Where do we go from here–chaos or community?
That was the central question Dr. Martin Luther King Jr. sought to answer in his final book bearing that title.
He used the word “we”—not “I,” not “me,” not “you.” We.
The book was his central case for hopefulness, for continued nonviolent actions, for a moral movement that brought people together across race, class, and party lines for economic justice. And to me, his final written work is a case for finding common ground and building community in order to get that more perfect union in which we all aspire to live.
These past few weeks have me thinking a lot about how far away we are from that more perfect union. There is very little community and a whole lot of chaos.
Politicians and citizens of all stripes will no doubt use this Martin Luther King, Jr. Holiday to call for unity and forgiveness and compassion. And E Pluribus Unum will always welcome folks to the table of finding common ground. After all, a house divided against itself cannot stand, and to heal our divisions we must be able to hear each other, see each other, understand each other.

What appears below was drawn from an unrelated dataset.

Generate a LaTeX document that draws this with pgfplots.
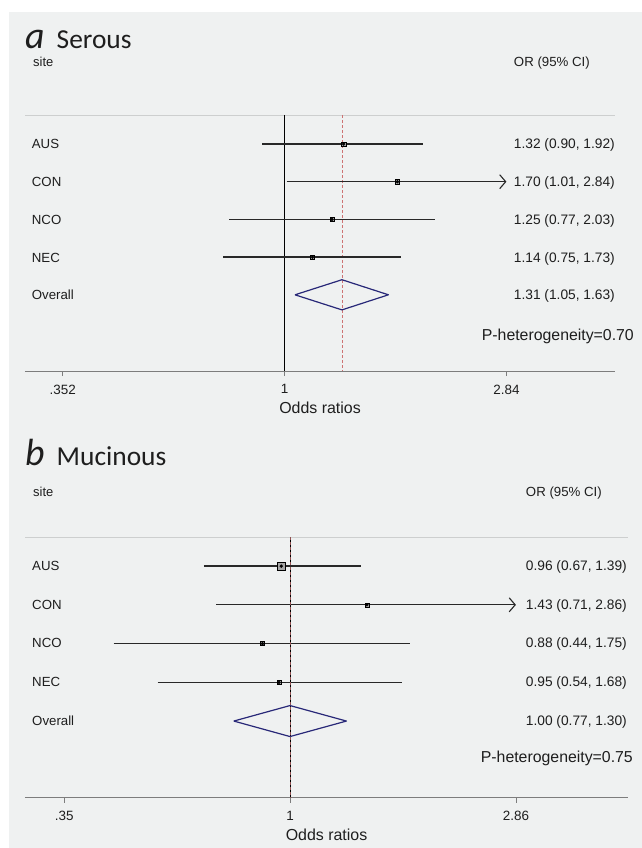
\documentclass[border=0pt]{standalone}
\usepackage{fontspec}
\setmainfont{Liberation Sans}
\newfontfamily\titlefont{Carlito}
\usepackage{pgfplots}
\pgfplotsset{compat=1.18}
\usetikzlibrary{arrows.meta}
\definecolor{bg}{RGB}{239,241,241}
\definecolor{navyd}{RGB}{40,40,120}
\definecolor{refred}{RGB}{205,115,115}
\definecolor{cigray}{RGB}{40,40,40}
\definecolor{axgray}{RGB}{125,125,125}
\definecolor{topgray}{RGB}{205,207,207}
\definecolor{boxgray}{RGB}{165,165,165}
\definecolor{txt}{RGB}{30,30,30}
\newcommand{\fs}[1]{\fontsize{#1}{#1}\selectfont}
\tikzset{ci/.style={cigray, line width=1.3bp},
  arr/.style={cigray, line width=1.3bp, -{Straight Barb[length=6bp,width=14bp,line width=1.1bp]}}}
\begin{document}
\begin{tikzpicture}[every node/.style={inner sep=0pt, text=txt}]
\fill[white] (0,0) rectangle (642bp,-848bp);
\fill[bg] (9bp,-12bp) rectangle (642bp,-848bp);
\draw[topgray, line width=0.8bp] (25bp,-115bp) -- (615bp,-115bp);
\draw[topgray, line width=0.8bp] (25bp,-537bp) -- (628bp,-537bp);

% ---------- panel a ----------
\begin{axis}[scale only axis, anchor=south west, xmode=log,
  axis x line*=bottom, axis y line=none,
  tick align=outside, major tick length=5bp,
  xminorticks=false,
  tick style={axgray, line width=0.6bp},
  axis line style={axgray, line width=0.8bp},
  xticklabel style={font=\fs{13.5}, text=txt, yshift=-8.5bp},
  clip=false,
  at={(25bp,-371bp)}, width=590bp, height=256bp,
  xmin=0.2948, xmax=4.734, ymin=-7.021, ymax=-0.231,
  xtick={0.352,1,2.84}, xticklabels={.352,1,2.84}]
\addplot[black, line width=0.7bp] coordinates {(1,-0.231) (1,-7.021)};
\addplot[refred, line width=0.7bp, dash pattern=on 3bp off 2bp] coordinates {(1.31,-0.231) (1.31,-7.021)};
\addplot[ci] coordinates {(0.90,-1) (1.92,-1)};
\addplot[arr] coordinates {(1.01,-2) (2.84,-2)};
\addplot[ci] coordinates {(0.77,-3) (2.03,-3)};
\addplot[ci] coordinates {(0.75,-4) (1.73,-4)};
\addplot[only marks, mark=square*, mark size=2.2bp, mark options={fill=boxgray, draw=none}] coordinates {(1.32,-1) (1.70,-2) (1.25,-3) (1.14,-4)};
\addplot[only marks, mark=*, mark size=1.5bp, black] coordinates {(1.32,-1) (1.70,-2) (1.25,-3) (1.14,-4)};
\addplot[navyd, line width=1.2bp, line join=round] coordinates {(1.05,-5) (1.31,-4.6) (1.63,-5) (1.31,-5.4) (1.05,-5)};
\end{axis}

\node[anchor=base west, font=\titlefont\itshape\fs{38}] at (25bp,-48bp) {a};
\node[anchor=base west, font=\titlefont\fs{27.5}] at (56.5bp,-48bp) {Serous};
\node[anchor=base west, font=\fs{13}] at (33bp,-66.5bp) {site};
\node[anchor=base east, font=\fs{13.3}] at (590bp,-66.5bp) {OR (95\% CI)};
\foreach \lab/\val/\yy in {AUS/{1.32 (0.90, 1.92)}/148.9, CON/{1.70 (1.01, 2.84)}/186.6, NCO/{1.25 (0.77, 2.03)}/224.3, NEC/{1.14 (0.75, 1.73)}/262, Overall/{1.31 (1.05, 1.63)}/299.7}{
  \node[anchor=base west, font=\fs{13.3}] at (31.7bp,-\yy bp) {\lab};
  \node[anchor=base east, font=\fs{13.8}] at (615bp,-\yy bp) {\val};
}
\node[anchor=base east, font=\fs{15.9}] at (634bp,-340.7bp) {P-heterogeneity=0.70};
\node[anchor=base, font=\fs{16}] at (320bp,-413.3bp) {Odds ratios};

% ---------- panel b ----------
\begin{axis}[scale only axis, anchor=south west, xmode=log,
  axis x line*=bottom, axis y line=none,
  tick align=outside, major tick length=5bp,
  xminorticks=false,
  tick style={axgray, line width=0.6bp},
  axis line style={axgray, line width=0.8bp},
  xticklabel style={font=\fs{13.5}, text=txt, yshift=-8.5bp},
  clip=false,
  at={(25bp,-797.5bp)}, width=603bp, height=260.5bp,
  xmin=0.2915, xmax=4.817, ymin=-6.973, ymax=-0.250,
  xtick={0.35,1,2.86}, xticklabels={.35,1,2.86}]
\addplot[black, line width=0.7bp] coordinates {(1,-0.250) (1,-6.973)};
\addplot[ci] coordinates {(0.67,-1) (1.39,-1)};
\addplot[arr] coordinates {(0.71,-2) (2.86,-2)};
\addplot[ci] coordinates {(0.44,-3) (1.75,-3)};
\addplot[ci] coordinates {(0.54,-4) (1.68,-4)};
\addplot[only marks, mark=square*, mark size=4.3bp, mark options={fill=boxgray, draw=none}] coordinates {(0.96,-1)};
\addplot[only marks, mark=square*, mark size=2.0bp, mark options={fill=boxgray, draw=none}] coordinates {(1.43,-2) (0.88,-3) (0.95,-4)};
\addplot[only marks, mark=*, mark size=1.5bp, black] coordinates {(0.96,-1) (1.43,-2) (0.88,-3) (0.95,-4)};
\addplot[refred!70!black, line width=0.7bp, dash pattern=on 3bp off 2bp] coordinates {(1.00,-0.250) (1.00,-6.973)};
\addplot[navyd, line width=1.2bp, line join=round] coordinates {(0.77,-5) (1.00,-4.6) (1.30,-5) (1.00,-5.4) (0.77,-5)};
\end{axis}

\node[anchor=base west, font=\titlefont\itshape\fs{38}] at (25bp,-465bp) {b};
\node[anchor=base west, font=\titlefont\fs{27.5}] at (56.5bp,-465bp) {Mucinous};
\node[anchor=base west, font=\fs{13}] at (33bp,-496.6bp) {site};
\node[anchor=base east, font=\fs{13.3}] at (602bp,-496.6bp) {OR (95\% CI)};
\foreach \lab/\val/\yy in {AUS/{0.96 (0.67, 1.39)}/570.9, CON/{1.43 (0.71, 2.86)}/609.2, NCO/{0.88 (0.44, 1.75)}/647.9, NEC/{0.95 (0.54, 1.68)}/686.9, Overall/{1.00 (0.77, 1.30)}/725.6}{
  \node[anchor=base west, font=\fs{13.3}] at (32bp,-\yy bp) {\lab};
  \node[anchor=base east, font=\fs{13.8}] at (627bp,-\yy bp) {\val};
}
\node[anchor=base east, font=\fs{15.9}] at (633bp,-762.7bp) {P-heterogeneity=0.75};
\node[anchor=base, font=\fs{16}] at (326.5bp,-840bp) {Odds ratios};
\end{tikzpicture}
\end{document}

But we must also make clear that there can be no reconciliation without truth and accountability. Reconciliation will not come until White Americans reckon with our past, our current privilege, institutional, systemic racism and the role we all play in this country’s divide.
This is a time for choosing. To choose truth and hard conversations over pacification of those seeking to rip us apart. To choose nonviolent protest over violence and white supremacy. To choose the moral movement of equal justice and opportunity for all.
The struggle for justice wasn’t born and didn’t die with Dr. King; he was a fellow traveler and witness on history’s road to freedom and a better world.
We are not only the heirs of his legacy, we are its stewards. It is in our care. We are responsible. We can get there, but only if we go from here choosing each other. If we make that choice to start to listen rather than speak and to see rather than to look away, we will choose community over chaos.
Where do we go from here? That’s for each of us to answer this day.